Login as non-root user in terminal
This is a question that I would expect to quickly get an answer from google. However somehow google is failing me. Let's assume I'm logged in to a terminal session and I would like temporarily work as another non-root user whose password I know without leaving my session. When logged as this user I want the home directory, etc, for this user set up correctly until I log out. How do I do that?
I tried
su -- username
and then keying in the password, it did not produce any error but I saw no visible changes of the command prompt it would still say myname@myhost. The home directory also was that of myname and not the new login I tried to login as.
I'm - as it's apparent now - quite inexperienced in linux/Ubuntu, so any info is welcome.
To which user you want to change to?
The problem is that you are trying to "su" into a user that does not have a shell assigned to it. Most of the users such as mysql, pulse, etc, created by the system or by some packages when you install software does not have a shell assigned.
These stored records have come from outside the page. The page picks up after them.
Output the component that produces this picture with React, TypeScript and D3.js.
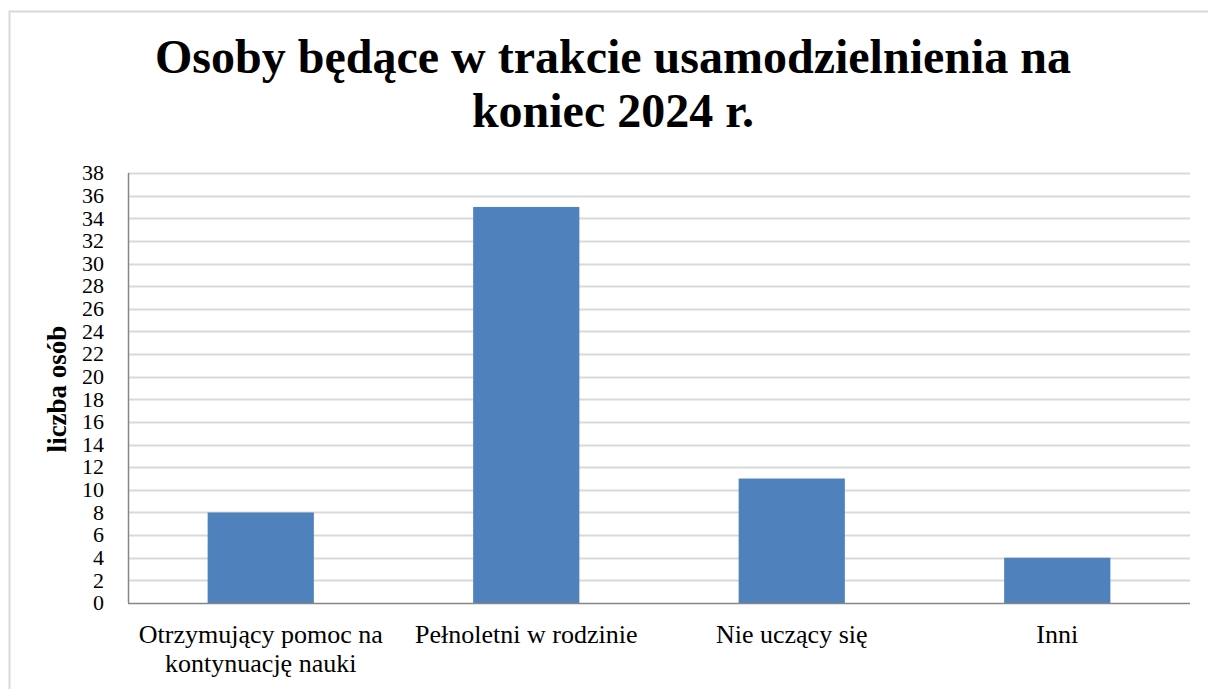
import React, { useEffect, useRef } from 'react';
import * as d3 from 'd3';

// chart data
const categories = [
    ['Otrzymujący pomoc na', 'kontynuację nauki'],
    ['Pełnoletni w rodzinie'],
    ['Nie uczący się'],
    ['Inni'],
];
const values = [8, 35, 11, 4];
const yTicks = d3.range(0, 39, 2);
const titleLines = ['Osoby będące w trakcie usamodzielnienia na', 'koniec 2024 r.'];
const yTitle = 'liczba osób';

export default function App() {
    const ref = useRef<SVGSVGElement>(null);

    useEffect(() => {
        const svgWidth = 1208, svgHeight = 689;
        const plot = { left: 128, right: 1190, top: 173, bottom: 603 };
        const font = '"Liberation Serif", "Times New Roman", serif';

        const svg = d3.select(ref.current);
        svg.selectAll('*').remove();
        svg.attr('width', svgWidth).attr('height', svgHeight);

        // chart frame
        svg.append('rect')
            .attr('x', 9.5).attr('y', 11.5)
            .attr('width', 1210).attr('height', 700)
            .attr('fill', '#fff')
            .attr('stroke', '#d9d9d9')
            .attr('stroke-width', 2);

        // title
        svg.append('text')
            .attr('text-anchor', 'middle')
            .attr('font-family', font)
            .attr('font-weight', 'bold')
            .attr('font-size', 48)
            .attr('fill', '#000')
            .selectAll('tspan')
            .data(titleLines)
            .enter()
                .append('tspan')
                .attr('x', 613)
                .attr('y', (d, i) => 73 + i * 54)
                .text(d => d);

        const scaleX = d3.scaleBand<number>()
            .domain(d3.range(values.length))
            .range([plot.left, plot.right])
            .paddingInner(0.6)
            .paddingOuter(0.3);

        const scaleY = d3.scaleLinear()
            .domain([0, 38])
            .range([plot.bottom, plot.top]);

        // gridlines
        svg.append('g')
            .selectAll('line')
            .data(yTicks.filter(t => t > 0))
            .enter()
                .append('line')
                .attr('x1', plot.left).attr('x2', plot.right)
                .attr('y1', d => Math.round(scaleY(d)) + 0.5)
                .attr('y2', d => Math.round(scaleY(d)) + 0.5)
                .attr('stroke', '#d9d9d9')
                .attr('stroke-width', 2);

        // bars
        svg.append('g')
            .selectAll('rect')
            .data(values)
            .enter()
                .append('rect')
                .attr('fill', '#4f81bd')
                .attr('x', (d, i) => scaleX(i)!)
                .attr('width', scaleX.bandwidth())
                .attr('y', d => scaleY(d))
                .attr('height', d => scaleY(0) - scaleY(d));

        // axes lines
        svg.append('line')
            .attr('x1', plot.left + 0.5).attr('x2', plot.left + 0.5)
            .attr('y1', plot.top).attr('y2', plot.bottom)
            .attr('stroke', '#868686').attr('stroke-width', 1.5);
        svg.append('line')
            .attr('x1', plot.left).attr('x2', plot.right)
            .attr('y1', plot.bottom + 0.5).attr('y2', plot.bottom + 0.5)
            .attr('stroke', '#868686').attr('stroke-width', 1.5);

        // y tick labels
        svg.append('g')
            .selectAll('text')
            .data(yTicks)
            .enter()
                .append('text')
                .attr('x', 104)
                .attr('y', d => scaleY(d))
                .attr('dy', '0.33em')
                .attr('text-anchor', 'end')
                .attr('font-family', font)
                .attr('font-size', 22)
                .attr('fill', '#000')
                .text(d => d);

        // x category labels
        const xLabels = svg.append('g')
            .selectAll('text')
            .data(categories)
            .enter()
                .append('text')
                .attr('text-anchor', 'middle')
                .attr('font-family', font)
                .attr('font-size', 26)
                .attr('fill', '#000');
        xLabels.selectAll('tspan')
            .data((d, i) => d.map(line => ({ line, i })))
            .enter()
                .append('tspan')
                .attr('x', d => scaleX(d.i)! + scaleX.bandwidth() / 2)
                .attr('y', (d, j) => 643 + j * 29)
                .text(d => d.line);

        // y axis title
        svg.append('text')
            .attr('transform', 'translate(66, 389) rotate(-90)')
            .attr('text-anchor', 'middle')
            .attr('font-family', font)
            .attr('font-weight', 'bold')
            .attr('font-size', 27)
            .attr('fill', '#000')
            .text(yTitle);
    }, []);

    return (
        <svg ref={ref} style={{ position: 'absolute', left: 0, top: 0 }}></svg>
    );
}
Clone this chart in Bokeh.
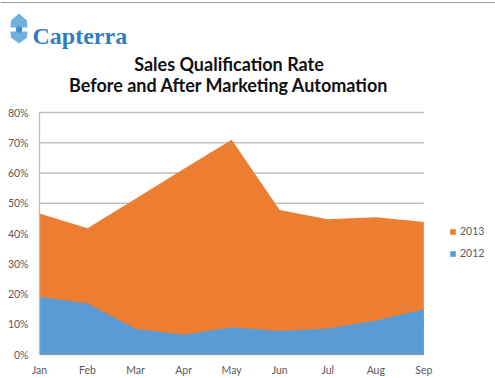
from bokeh.plotting import figure
from bokeh.models import Legend, LegendItem, Range1d
from bokeh.core.properties import value
from bokeh.embed import file_html
from bokeh.resources import INLINE

months = ["Jan", "Feb", "Mar", "Apr", "May", "Jun", "Jul", "Aug", "Sep"]
rate_2013 = [0.466, 0.417, 0.515, 0.613, 0.710, 0.478, 0.447, 0.454, 0.438]
rate_2012 = [0.191, 0.169, 0.085, 0.065, 0.090, 0.078, 0.086, 0.112, 0.150]
y_ticks = [0.0, 0.1, 0.2, 0.3, 0.4, 0.5, 0.6, 0.7, 0.8]
y_tick_labels = ["0%", "10%", "20%", "30%", "40%", "50%", "60%", "70%", "80%"]
title_lines = ["Sales Qualification Rate", "Before and After Marketing Automation"]
brand = "Capterra"

W, H = 495, 378
BASE = 354                  # pixel row of the 0% line
LEFT = 39                   # pixel column of the value axis
PX_MONTH = 48.04            # pixels per month
PX_UNIT = 242 / 0.8         # pixels per unit of rate

# the frame covers the whole canvas; axes are drawn as glyphs
p = figure(width=W, height=H, output_backend="svg", toolbar_location=None,
           x_axis_location=None, y_axis_location=None,
           min_border_left=0, min_border_right=0, min_border_top=0, min_border_bottom=0)
p.x_range = Range1d(-LEFT / PX_MONTH, (W - LEFT) / PX_MONTH)
p.y_range = Range1d(-(H - BASE) / PX_UNIT, BASE / PX_UNIT)
# pixel ranges for the header decoration (origin at the top-left of the canvas)
p.extra_x_ranges = {"px": Range1d(0, W)}
p.extra_y_ranges = {"px": Range1d(H, 0)}

p.outline_line_color = None
p.grid.visible = False

xs = list(range(len(months)))
last = len(months) - 1
font = value("Lato")

# gridlines, areas, value axis
p.segment(x0=[0] * len(y_ticks), y0=y_ticks, x1=[last] * len(y_ticks), y1=y_ticks,
          line_color="#BFBFBF", line_width=1.3)
r13 = p.varea(x=xs, y1=[0] * len(xs), y2=rate_2013, fill_color="#ED7D31")
r12 = p.varea(x=xs, y1=[0] * len(xs), y2=rate_2012, fill_color="#5B9BD5")
p.segment(x0=[0], y0=[y_ticks[0]], x1=[0], y1=[y_ticks[-1]], line_color="#BFBFBF", line_width=1.3)
p.text(x=[0] * len(y_ticks), y=y_ticks, text=y_tick_labels, x_offset=-11,
       text_align="right", text_baseline="middle", text_font=font,
       text_font_size="10.5px", text_color="#595959")
# month labels
p.text(x=xs, y=[0] * len(xs), text=months, y_offset=15,
       text_align="center", text_baseline="middle", text_font=font,
       text_font_size="10.5px", text_color="#595959")

# header: top rule, logo, brand, title
p.quad(left=[0], right=[W], top=[1.4], bottom=[2.6], fill_color="#9A9A9A", line_color=None,
       x_range_name="px", y_range_name="px")
p.patch(x=[18.5, 26.5, 27, 10, 10.5], y=[13, 20, 27, 27, 20], fill_color="#6FB1DD", line_color=None,
        x_range_name="px", y_range_name="px")
p.patch(x=[10, 27, 26.5, 18.5, 10.5], y=[31, 31, 37, 43, 37], fill_color="#6FB1DD", line_color=None,
        x_range_name="px", y_range_name="px")
p.ellipse(x=[18.5], y=[29], width=6.5, height=6.5, fill_color="#3F8CC6", line_color=None,
          x_range_name="px", y_range_name="px")
p.text(x=[32], y=[35], text=[brand], x_range_name="px", y_range_name="px",
       text_align="left", text_baseline="alphabetic", text_font=value("Liberation Serif"),
       text_font_style="bold", text_font_size="24px", text_color="#2E7EBE")
p.text(x=[228.5, 228.5], y=[63, 84], text=title_lines, x_range_name="px", y_range_name="px",
       text_align="center", text_baseline="middle", text_font=font,
       text_font_style="bold", text_font_size="18px", text_color="#111111")

legend = Legend(items=[LegendItem(label="2013", renderers=[r13]),
                       LegendItem(label="2012", renderers=[r12])],
                location=(449, 118), orientation="vertical",
                glyph_width=7, glyph_height=7, label_height=14, spacing=8,
                padding=0, margin=0, border_line_color=None, background_fill_alpha=0,
                label_text_font="Lato", label_text_font_size="10.5px",
                label_text_color="#595959", label_standoff=4)
p.add_layout(legend)

open("out.html", "w").write(file_html(p, INLINE))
You can check if a user has a shell assigned by looking into the /etc/passwd
file, just look at the end of the line of each user, if it says /bin/false
it means that it does not have a shell assigned, if it has something like /bin/bash
or any other shell, then you should be able to "su" into that user.
When i say "shell assigned" it basically means that it has "shell access"
still if the user does not have shell access, you can always execute commands as that user with
sudo -u user command
if you have sudo access then I would recommend
sudo su username -
It does basically the same thing, but only requires you to know your password not the other users.
however if you have the other users password:
su username -
should work just fine.
notice the 1 - and that it's at the end.